**What the task requires**
Give back the entire listing verbatim.

**Data excerpt**
**********

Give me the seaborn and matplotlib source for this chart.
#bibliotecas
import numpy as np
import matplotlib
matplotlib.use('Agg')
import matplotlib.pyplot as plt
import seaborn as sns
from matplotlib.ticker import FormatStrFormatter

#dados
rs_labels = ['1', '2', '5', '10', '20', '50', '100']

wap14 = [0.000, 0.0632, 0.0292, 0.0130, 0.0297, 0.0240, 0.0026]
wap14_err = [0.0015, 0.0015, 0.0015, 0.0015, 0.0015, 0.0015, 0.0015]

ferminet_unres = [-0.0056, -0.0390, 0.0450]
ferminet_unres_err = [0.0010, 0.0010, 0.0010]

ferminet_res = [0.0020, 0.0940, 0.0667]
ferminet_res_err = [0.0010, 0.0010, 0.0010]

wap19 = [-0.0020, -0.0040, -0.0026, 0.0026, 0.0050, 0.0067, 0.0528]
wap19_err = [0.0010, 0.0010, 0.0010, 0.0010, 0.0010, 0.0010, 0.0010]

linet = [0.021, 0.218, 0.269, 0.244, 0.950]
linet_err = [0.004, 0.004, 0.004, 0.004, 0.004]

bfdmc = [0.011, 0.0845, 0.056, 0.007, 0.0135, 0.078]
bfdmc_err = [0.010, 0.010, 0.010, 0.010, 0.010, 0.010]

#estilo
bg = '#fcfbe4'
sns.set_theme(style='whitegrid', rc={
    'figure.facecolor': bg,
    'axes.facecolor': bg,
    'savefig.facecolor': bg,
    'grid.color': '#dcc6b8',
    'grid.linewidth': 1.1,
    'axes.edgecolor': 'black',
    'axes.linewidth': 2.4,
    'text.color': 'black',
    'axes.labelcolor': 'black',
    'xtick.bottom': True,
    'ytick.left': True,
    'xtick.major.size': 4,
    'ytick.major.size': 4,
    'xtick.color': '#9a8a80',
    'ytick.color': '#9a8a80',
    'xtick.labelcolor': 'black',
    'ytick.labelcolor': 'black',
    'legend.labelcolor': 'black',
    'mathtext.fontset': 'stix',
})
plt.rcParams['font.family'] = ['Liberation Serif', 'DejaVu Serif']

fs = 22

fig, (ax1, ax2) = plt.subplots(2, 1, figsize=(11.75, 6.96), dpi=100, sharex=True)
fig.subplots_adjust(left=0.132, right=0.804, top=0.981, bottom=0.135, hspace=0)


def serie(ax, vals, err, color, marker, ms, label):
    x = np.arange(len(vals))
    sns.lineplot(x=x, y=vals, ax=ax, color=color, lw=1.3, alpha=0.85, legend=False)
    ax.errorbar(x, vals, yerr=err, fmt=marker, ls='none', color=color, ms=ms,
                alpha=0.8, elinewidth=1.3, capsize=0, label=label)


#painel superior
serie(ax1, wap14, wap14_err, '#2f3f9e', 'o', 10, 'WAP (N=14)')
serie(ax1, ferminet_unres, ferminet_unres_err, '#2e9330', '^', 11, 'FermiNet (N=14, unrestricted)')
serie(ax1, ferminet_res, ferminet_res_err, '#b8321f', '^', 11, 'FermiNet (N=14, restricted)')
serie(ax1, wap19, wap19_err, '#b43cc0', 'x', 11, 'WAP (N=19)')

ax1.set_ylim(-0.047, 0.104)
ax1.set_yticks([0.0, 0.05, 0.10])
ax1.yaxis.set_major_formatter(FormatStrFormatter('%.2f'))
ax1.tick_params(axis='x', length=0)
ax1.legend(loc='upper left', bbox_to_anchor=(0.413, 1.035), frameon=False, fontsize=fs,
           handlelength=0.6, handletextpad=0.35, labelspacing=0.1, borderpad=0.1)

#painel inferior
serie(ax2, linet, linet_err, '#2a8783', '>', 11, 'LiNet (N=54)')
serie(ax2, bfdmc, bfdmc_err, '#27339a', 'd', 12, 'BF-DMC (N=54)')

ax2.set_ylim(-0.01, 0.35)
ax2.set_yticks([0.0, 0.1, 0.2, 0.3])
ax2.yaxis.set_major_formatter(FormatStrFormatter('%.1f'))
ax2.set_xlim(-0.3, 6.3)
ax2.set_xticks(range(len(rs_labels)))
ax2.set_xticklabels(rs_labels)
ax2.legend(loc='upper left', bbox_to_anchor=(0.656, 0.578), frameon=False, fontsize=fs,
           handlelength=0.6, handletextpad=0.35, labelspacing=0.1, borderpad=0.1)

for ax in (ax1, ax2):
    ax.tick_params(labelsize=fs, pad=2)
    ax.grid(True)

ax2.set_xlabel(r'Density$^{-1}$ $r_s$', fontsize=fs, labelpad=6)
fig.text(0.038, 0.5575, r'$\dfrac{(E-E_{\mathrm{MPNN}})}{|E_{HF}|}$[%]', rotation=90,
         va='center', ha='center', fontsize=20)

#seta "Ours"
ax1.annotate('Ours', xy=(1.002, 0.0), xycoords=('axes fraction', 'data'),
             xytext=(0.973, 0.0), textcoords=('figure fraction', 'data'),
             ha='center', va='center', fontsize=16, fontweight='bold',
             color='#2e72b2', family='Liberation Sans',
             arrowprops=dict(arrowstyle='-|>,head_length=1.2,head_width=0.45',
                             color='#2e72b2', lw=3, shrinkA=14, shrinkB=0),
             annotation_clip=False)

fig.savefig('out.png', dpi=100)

**********

**Answer to the exercise**
Give me the seaborn and matplotlib source for this chart.
#bibliotecas
import numpy as np
import matplotlib
matplotlib.use('Agg')
import matplotlib.pyplot as plt
import seaborn as sns
from matplotlib.ticker import FormatStrFormatter

#dados
rs_labels = ['1', '2', '5', '10', '20', '50', '100']

wap14 = [0.000, 0.0632, 0.0292, 0.0130, 0.0297, 0.0240, 0.0026]
wap14_err = [0.0015, 0.0015, 0.0015, 0.0015, 0.0015, 0.0015, 0.0015]

ferminet_unres = [-0.0056, -0.0390, 0.0450]
ferminet_unres_err = [0.0010, 0.0010, 0.0010]

ferminet_res = [0.0020, 0.0940, 0.0667]
ferminet_res_err = [0.0010, 0.0010, 0.0010]

wap19 = [-0.0020, -0.0040, -0.0026, 0.0026, 0.0050, 0.0067, 0.0528]
wap19_err = [0.0010, 0.0010, 0.0010, 0.0010, 0.0010, 0.0010, 0.0010]

linet = [0.021, 0.218, 0.269, 0.244, 0.950]
linet_err = [0.004, 0.004, 0.004, 0.004, 0.004]

bfdmc = [0.011, 0.0845, 0.056, 0.007, 0.0135, 0.078]
bfdmc_err = [0.010, 0.010, 0.010, 0.010, 0.010, 0.010]

#estilo
bg = '#fcfbe4'
sns.set_theme(style='whitegrid', rc={
    'figure.facecolor': bg,
    'axes.facecolor': bg,
    'savefig.facecolor': bg,
    'grid.color': '#dcc6b8',
    'grid.linewidth': 1.1,
    'axes.edgecolor': 'black',
    'axes.linewidth': 2.4,
    'text.color': 'black',
    'axes.labelcolor': 'black',
    'xtick.bottom': True,
    'ytick.left': True,
    'xtick.major.size': 4,
    'ytick.major.size': 4,
    'xtick.color': '#9a8a80',
    'ytick.color': '#9a8a80',
    'xtick.labelcolor': 'black',
    'ytick.labelcolor': 'black',
    'legend.labelcolor': 'black',
    'mathtext.fontset': 'stix',
})
plt.rcParams['font.family'] = ['Liberation Serif', 'DejaVu Serif']

fs = 22

fig, (ax1, ax2) = plt.subplots(2, 1, figsize=(11.75, 6.96), dpi=100, sharex=True)
fig.subplots_adjust(left=0.132, right=0.804, top=0.981, bottom=0.135, hspace=0)


def serie(ax, vals, err, color, marker, ms, label):
    x = np.arange(len(vals))
    sns.lineplot(x=x, y=vals, ax=ax, color=color, lw=1.3, alpha=0.85, legend=False)
    ax.errorbar(x, vals, yerr=err, fmt=marker, ls='none', color=color, ms=ms,
                alpha=0.8, elinewidth=1.3, capsize=0, label=label)


#painel superior
serie(ax1, wap14, wap14_err, '#2f3f9e', 'o', 10, 'WAP (N=14)')
serie(ax1, ferminet_unres, ferminet_unres_err, '#2e9330', '^', 11, 'FermiNet (N=14, unrestricted)')
serie(ax1, ferminet_res, ferminet_res_err, '#b8321f', '^', 11, 'FermiNet (N=14, restricted)')
serie(ax1, wap19, wap19_err, '#b43cc0', 'x', 11, 'WAP (N=19)')

ax1.set_ylim(-0.047, 0.104)
ax1.set_yticks([0.0, 0.05, 0.10])
ax1.yaxis.set_major_formatter(FormatStrFormatter('%.2f'))
ax1.tick_params(axis='x', length=0)
ax1.legend(loc='upper left', bbox_to_anchor=(0.413, 1.035), frameon=False, fontsize=fs,
           handlelength=0.6, handletextpad=0.35, labelspacing=0.1, borderpad=0.1)

#painel inferior
serie(ax2, linet, linet_err, '#2a8783', '>', 11, 'LiNet (N=54)')
serie(ax2, bfdmc, bfdmc_err, '#27339a', 'd', 12, 'BF-DMC (N=54)')

ax2.set_ylim(-0.01, 0.35)
ax2.set_yticks([0.0, 0.1, 0.2, 0.3])
ax2.yaxis.set_major_formatter(FormatStrFormatter('%.1f'))
ax2.set_xlim(-0.3, 6.3)
ax2.set_xticks(range(len(rs_labels)))
ax2.set_xticklabels(rs_labels)
ax2.legend(loc='upper left', bbox_to_anchor=(0.656, 0.578), frameon=False, fontsize=fs,
           handlelength=0.6, handletextpad=0.35, labelspacing=0.1, borderpad=0.1)

for ax in (ax1, ax2):
    ax.tick_params(labelsize=fs, pad=2)
    ax.grid(True)

ax2.set_xlabel(r'Density$^{-1}$ $r_s$', fontsize=fs, labelpad=6)
fig.text(0.038, 0.5575, r'$\dfrac{(E-E_{\mathrm{MPNN}})}{|E_{HF}|}$[%]', rotation=90,
         va='center', ha='center', fontsize=20)

#seta "Ours"
ax1.annotate('Ours', xy=(1.002, 0.0), xycoords=('axes fraction', 'data'),
             xytext=(0.973, 0.0), textcoords=('figure fraction', 'data'),
             ha='center', va='center', fontsize=16, fontweight='bold',
             color='#2e72b2', family='Liberation Sans',
             arrowprops=dict(arrowstyle='-|>,head_length=1.2,head_width=0.45',
                             color='#2e72b2', lw=3, shrinkA=14, shrinkB=0),
             annotation_clip=False)

fig.savefig('out.png', dpi=100)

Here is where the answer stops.